■ SOURCE DATA
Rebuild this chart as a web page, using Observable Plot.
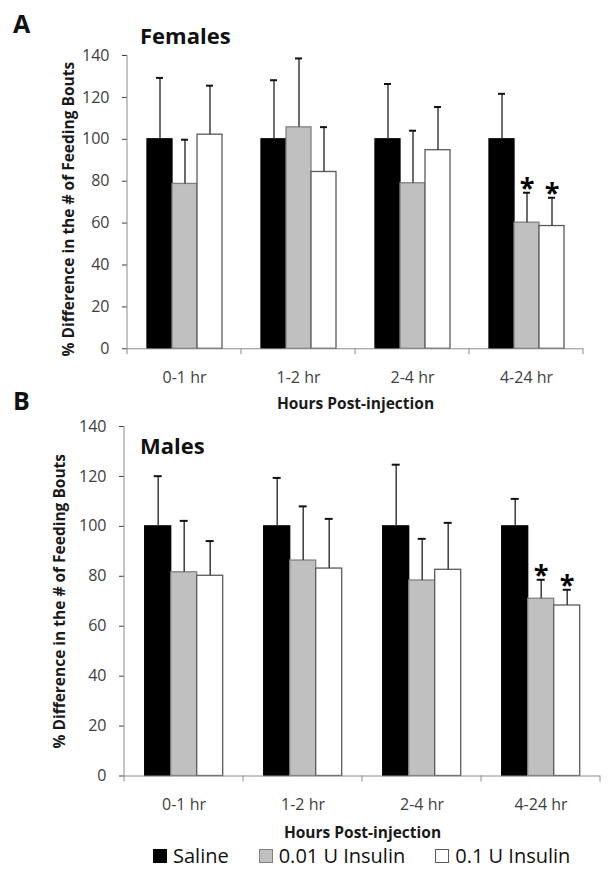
<!DOCTYPE html>
<html>
<head>
<meta charset="utf-8">
<script src="https://cdn.jsdelivr.net/npm/d3@7"></script>
<script src="https://cdn.jsdelivr.net/npm/@observablehq/plot@0.6"></script>
<style>
  body { margin: 0; background: #fff; font-family: "Open Sans", sans-serif; }
  #root { position: relative; width: 612px; height: 874px; overflow: hidden; background: #fff; }
  .abs { position: absolute; white-space: nowrap; line-height: 1; color: #111; }
  .panel { position: absolute; left: 0; }
  .letter { font-size: 25px; font-weight: bold; }
  .title { font-size: 22px; font-weight: bold; }
  svg [aria-label="y-axis label"] text, svg [aria-label="fx-axis label"] text { font-weight: bold; fill: #1a1a1a; }
  svg [aria-label="y-axis label"] text { font-size: 15.5px; }
  svg [aria-label="fx-axis label"] text { font-size: 15.5px; }
  svg [aria-label="y-axis tick"] { stroke: #8c8c8c; }
  #legend { position: absolute; left: 153px; top: 846px; display: flex; align-items: center; font-size: 20px; line-height: 1; color: #111; }
  #legend .item { display: flex; align-items: center; margin-right: 30px; }
  #legend .sw { width: 12px; height: 12px; border: 1px solid; margin-right: 6px; }
</style>
</head>
<body>
<div id="root"></div>
<script>
const categories = ["0-1 hr", "1-2 hr", "2-4 hr", "4-24 hr"];
const series = ["Saline", "0.01 U Insulin", "0.1 U Insulin"];
const yTicks = [0, 20, 40, 60, 80, 100, 120, 140];
const yLabel = "% Difference in the # of Feeding Bouts";
const xLabel = "Hours Post-injection";

// Panel A – Females
const femalesSaline = [100, 100, 100, 100];
const femalesLow = [78.7, 105.7, 79.0, 60.2];
const femalesHigh = [102.2, 84.4, 94.8, 58.6];
const femalesSalineSEM = [29.3, 28.2, 26.4, 21.7];
const femalesLowSEM = [21.1, 32.9, 25.1, 14.3];
const femalesHighSEM = [23.4, 21.4, 20.6, 13.5];
const femalesSalineSig = [false, false, false, false];
const femalesLowSig = [false, false, false, true];
const femalesHighSig = [false, false, false, true];

// Panel B – Males
const malesSaline = [100, 100, 100, 100];
const malesLow = [81.6, 86.3, 78.3, 71.0];
const malesHigh = [80.2, 83.1, 82.6, 68.3];
const malesSalineSEM = [20.1, 19.4, 24.7, 11.0];
const malesLowSEM = [20.6, 21.7, 16.7, 7.6];
const malesHighSEM = [13.9, 19.9, 18.8, 6.3];
const malesSalineSig = [false, false, false, false];
const malesLowSig = [false, false, false, true];
const malesHighSig = [false, false, false, true];

const fills = ["#000000", "#c0c0c0", "#ffffff"];
const strokes = ["#000000", "#808080", "#5a5a5a"];

function rows(vals, sems, sigs) {
  const out = [];
  categories.forEach((c, i) => series.forEach((s, j) => out.push({
    category: c, series: s, value: vals[j][i], sem: sems[j][i], sig: sigs[j][i] ? "*" : ""
  })));
  return out;
}

const femalesData = rows([femalesSaline, femalesLow, femalesHigh],
  [femalesSalineSEM, femalesLowSEM, femalesHighSEM],
  [femalesSalineSig, femalesLowSig, femalesHighSig]);
const malesData = rows([malesSaline, malesLow, malesHigh],
  [malesSalineSEM, malesLowSEM, malesHighSEM],
  [malesSalineSig, malesLowSig, malesHighSig]);

const root = document.getElementById("root");

function panel(data, o) {
  const top = d => d.value + d.sem;
  const chart = Plot.plot({
    width: 612,
    height: o.height,
    marginTop: o.marginTop,
    marginBottom: o.marginBottom,
    marginLeft: o.marginLeft,
    marginRight: o.marginRight,
    style: { fontFamily: "'Open Sans', sans-serif", fontSize: "16px", color: "#404040", background: "transparent", overflow: "visible" },
    fx: { domain: categories, padding: 0, axis: "bottom", tickSize: 0, tickPadding: 23,
          label: xLabel, labelAnchor: "center", labelOffset: o.fxLabelOffset },
    x: { domain: series, paddingInner: 0, paddingOuter: 0.75, axis: null },
    y: { domain: [0, 140], ticks: yTicks, tickSize: 5, tickPadding: 13,
         label: yLabel, labelAnchor: "center", labelOffset: o.yLabelOffset, labelArrow: "none" },
    marks: [
      ...series.map((s, j) => Plot.barY(data, {
        filter: d => d.series === s, fx: "category", x: "series", y: "value",
        fill: fills[j], stroke: strokes[j], strokeWidth: 1.3
      })),
      Plot.ruleX(data, { fx: "category", x: "series", y1: "value", y2: top, stroke: "#3c3c3c", strokeWidth: 1.5 }),
      Plot.tickY(data, { fx: "category", x: "series", y: top, stroke: "#111", strokeWidth: 2, insetLeft: 9, insetRight: 9 }),
      Plot.text(data, { filter: d => d.sig, fx: "category", x: "series", y: top, text: "sig",
        fontSize: 27, fontWeight: "bold", fill: "#000", lineAnchor: "middle", dy: -4 }),
      Plot.ruleY([0], { stroke: "#8c8c8c" })
    ]
  });
  // Excel-style boundary ticks and y-axis line, positioned through Plot's own scales
  const fx = chart.scale("fx"), y = chart.scale("y");
  const y0 = y.apply(0), yTop = y.apply(140);
  const left = fx.apply(categories[0]);
  const bounds = categories.map(c => fx.apply(c)).concat([fx.apply(categories[categories.length - 1]) + fx.bandwidth]);
  const g = d3.select(chart).append("g").attr("stroke", "#8c8c8c").attr("stroke-width", 1);
  g.append("line").attr("x1", left).attr("x2", left).attr("y1", yTop).attr("y2", y0);
  g.selectAll(null).data(bounds).join("line")
    .attr("x1", d => d).attr("x2", d => d).attr("y1", y0).attr("y2", y0 + 6);
  // nudge the y-axis title vertically as in the original figure
  const lab = chart.querySelector('[aria-label="y-axis label"]');
  if (lab && o.yLabelShift) {
    const wrap = document.createElementNS("http://www.w3.org/2000/svg", "g");
    lab.parentNode.insertBefore(wrap, lab);
    wrap.appendChild(lab);
    wrap.setAttribute("transform", `translate(0,${o.yLabelShift})`);
  }
  chart.classList.add("panel");
  chart.style.top = o.top + "px";
  root.appendChild(chart);
}

panel(femalesData, { top: 0, height: 415, marginTop: 55, marginBottom: 66.7, marginLeft: 126, marginRight: 28.5, yLabelOffset: 65, yLabelShift: 7, fxLabelOffset: 60 });
panel(malesData, { top: 415, height: 430, marginTop: 11, marginBottom: 69.5, marginLeft: 123.3, marginRight: 11, yLabelOffset: 71, yLabelShift: 0, fxLabelOffset: 62 });

function addText(txt, cls, left, top) {
  const d = document.createElement("div");
  d.className = "abs " + cls;
  d.style.left = left + "px";
  d.style.top = top + "px";
  d.textContent = txt;
  root.appendChild(d);
}
addText("A", "letter", 13, 10.6);
addText("B", "letter", 13, 387.6);
addText("Females", "title", 140, 24.2);
addText("Males", "title", 140, 433.5);

const legend = document.createElement("div");
legend.id = "legend";
series.forEach((s, j) => {
  const item = document.createElement("div");
  item.className = "item";
  const sw = document.createElement("div");
  sw.className = "sw";
  sw.style.background = fills[j];
  sw.style.borderColor = strokes[j];
  const t = document.createElement("span");
  t.textContent = s;
  item.appendChild(sw);
  item.appendChild(t);
  legend.appendChild(item);
});
root.appendChild(legend);
</script>
</body>
</html>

■ WHAT THE EXERCISE ASKS
Make an exact copy of all the material, but keep the pictures out of it.

■ THE RESPONSE
Rebuild this chart as a web page, using Observable Plot.
<!DOCTYPE html>
<html>
<head>
<meta charset="utf-8">
<script src="https://cdn.jsdelivr.net/npm/d3@7"></script>
<script src="https://cdn.jsdelivr.net/npm/@observablehq/plot@0.6"></script>
<style>
  body { margin: 0; background: #fff; font-family: "Open Sans", sans-serif; }
  #root { position: relative; width: 612px; height: 874px; overflow: hidden; background: #fff; }
  .abs { position: absolute; white-space: nowrap; line-height: 1; color: #111; }
  .panel { position: absolute; left: 0; }
  .letter { font-size: 25px; font-weight: bold; }
  .title { font-size: 22px; font-weight: bold; }
  svg [aria-label="y-axis label"] text, svg [aria-label="fx-axis label"] text { font-weight: bold; fill: #1a1a1a; }
  svg [aria-label="y-axis label"] text { font-size: 15.5px; }
  svg [aria-label="fx-axis label"] text { font-size: 15.5px; }
  svg [aria-label="y-axis tick"] { stroke: #8c8c8c; }
  #legend { position: absolute; left: 153px; top: 846px; display: flex; align-items: center; font-size: 20px; line-height: 1; color: #111; }
  #legend .item { display: flex; align-items: center; margin-right: 30px; }
  #legend .sw { width: 12px; height: 12px; border: 1px solid; margin-right: 6px; }
</style>
</head>
<body>
<div id="root"></div>
<script>
const categories = ["0-1 hr", "1-2 hr", "2-4 hr", "4-24 hr"];
const series = ["Saline", "0.01 U Insulin", "0.1 U Insulin"];
const yTicks = [0, 20, 40, 60, 80, 100, 120, 140];
const yLabel = "% Difference in the # of Feeding Bouts";
const xLabel = "Hours Post-injection";

// Panel A – Females
const femalesSaline = [100, 100, 100, 100];
const femalesLow = [78.7, 105.7, 79.0, 60.2];
const femalesHigh = [102.2, 84.4, 94.8, 58.6];
const femalesSalineSEM = [29.3, 28.2, 26.4, 21.7];
const femalesLowSEM = [21.1, 32.9, 25.1, 14.3];
const femalesHighSEM = [23.4, 21.4, 20.6, 13.5];
const femalesSalineSig = [false, false, false, false];
const femalesLowSig = [false, false, false, true];
const femalesHighSig = [false, false, false, true];

// Panel B – Males
const malesSaline = [100, 100, 100, 100];
const malesLow = [81.6, 86.3, 78.3, 71.0];
const malesHigh = [80.2, 83.1, 82.6, 68.3];
const malesSalineSEM = [20.1, 19.4, 24.7, 11.0];
const malesLowSEM = [20.6, 21.7, 16.7, 7.6];
const malesHighSEM = [13.9, 19.9, 18.8, 6.3];
const malesSalineSig = [false, false, false, false];
const malesLowSig = [false, false, false, true];
const malesHighSig = [false, false, false, true];

const fills = ["#000000", "#c0c0c0", "#ffffff"];
const strokes = ["#000000", "#808080", "#5a5a5a"];

function rows(vals, sems, sigs) {
  const out = [];
  categories.forEach((c, i) => series.forEach((s, j) => out.push({
    category: c, series: s, value: vals[j][i], sem: sems[j][i], sig: sigs[j][i] ? "*" : ""
  })));
  return out;
}

const femalesData = rows([femalesSaline, femalesLow, femalesHigh],
  [femalesSalineSEM, femalesLowSEM, femalesHighSEM],
  [femalesSalineSig, femalesLowSig, femalesHighSig]);
const malesData = rows([malesSaline, malesLow, malesHigh],
  [malesSalineSEM, malesLowSEM, malesHighSEM],
  [malesSalineSig, malesLowSig, malesHighSig]);

const root = document.getElementById("root");

function panel(data, o) {
  const top = d => d.value + d.sem;
  const chart = Plot.plot({
    width: 612,
    height: o.height,
    marginTop: o.marginTop,
    marginBottom: o.marginBottom,
    marginLeft: o.marginLeft,
    marginRight: o.marginRight,
    style: { fontFamily: "'Open Sans', sans-serif", fontSize: "16px", color: "#404040", background: "transparent", overflow: "visible" },
    fx: { domain: categories, padding: 0, axis: "bottom", tickSize: 0, tickPadding: 23,
          label: xLabel, labelAnchor: "center", labelOffset: o.fxLabelOffset },
    x: { domain: series, paddingInner: 0, paddingOuter: 0.75, axis: null },
    y: { domain: [0, 140], ticks: yTicks, tickSize: 5, tickPadding: 13,
         label: yLabel, labelAnchor: "center", labelOffset: o.yLabelOffset, labelArrow: "none" },
    marks: [
      ...series.map((s, j) => Plot.barY(data, {
        filter: d => d.series === s, fx: "category", x: "series", y: "value",
        fill: fills[j], stroke: strokes[j], strokeWidth: 1.3
      })),
      Plot.ruleX(data, { fx: "category", x: "series", y1: "value", y2: top, stroke: "#3c3c3c", strokeWidth: 1.5 }),
      Plot.tickY(data, { fx: "category", x: "series", y: top, stroke: "#111", strokeWidth: 2, insetLeft: 9, insetRight: 9 }),
      Plot.text(data, { filter: d => d.sig, fx: "category", x: "series", y: top, text: "sig",
        fontSize: 27, fontWeight: "bold", fill: "#000", lineAnchor: "middle", dy: -4 }),
      Plot.ruleY([0], { stroke: "#8c8c8c" })
    ]
  });
  // Excel-style boundary ticks and y-axis line, positioned through Plot's own scales
  const fx = chart.scale("fx"), y = chart.scale("y");
  const y0 = y.apply(0), yTop = y.apply(140);
  const left = fx.apply(categories[0]);
  const bounds = categories.map(c => fx.apply(c)).concat([fx.apply(categories[categories.length - 1]) + fx.bandwidth]);
  const g = d3.select(chart).append("g").attr("stroke", "#8c8c8c").attr("stroke-width", 1);
  g.append("line").attr("x1", left).attr("x2", left).attr("y1", yTop).attr("y2", y0);
  g.selectAll(null).data(bounds).join("line")
    .attr("x1", d => d).attr("x2", d => d).attr("y1", y0).attr("y2", y0 + 6);
  // nudge the y-axis title vertically as in the original figure
  const lab = chart.querySelector('[aria-label="y-axis label"]');
  if (lab && o.yLabelShift) {
    const wrap = document.createElementNS("http://www.w3.org/2000/svg", "g");
    lab.parentNode.insertBefore(wrap, lab);
    wrap.appendChild(lab);
    wrap.setAttribute("transform", `translate(0,${o.yLabelShift})`);
  }
  chart.classList.add("panel");
  chart.style.top = o.top + "px";
  root.appendChild(chart);
}

panel(femalesData, { top: 0, height: 415, marginTop: 55, marginBottom: 66.7, marginLeft: 126, marginRight: 28.5, yLabelOffset: 65, yLabelShift: 7, fxLabelOffset: 60 });
panel(malesData, { top: 415, height: 430, marginTop: 11, marginBottom: 69.5, marginLeft: 123.3, marginRight: 11, yLabelOffset: 71, yLabelShift: 0, fxLabelOffset: 62 });

function addText(txt, cls, left, top) {
  const d = document.createElement("div");
  d.className = "abs " + cls;
  d.style.left = left + "px";
  d.style.top = top + "px";
  d.textContent = txt;
  root.appendChild(d);
}
addText("A", "letter", 13, 10.6);
addText("B", "letter", 13, 387.6);
addText("Females", "title", 140, 24.2);
addText("Males", "title", 140, 433.5);

const legend = document.createElement("div");
legend.id = "legend";
series.forEach((s, j) => {
  const item = document.createElement("div");
  item.className = "item";
  const sw = document.createElement("div");
  sw.className = "sw";
  sw.style.background = fills[j];
  sw.style.borderColor = strokes[j];
  const t = document.createElement("span");
  t.textContent = s;
  item.appendChild(sw);
  item.appendChild(t);
  legend.appendChild(item);
});
root.appendChild(legend);
</script>
</body>
</html>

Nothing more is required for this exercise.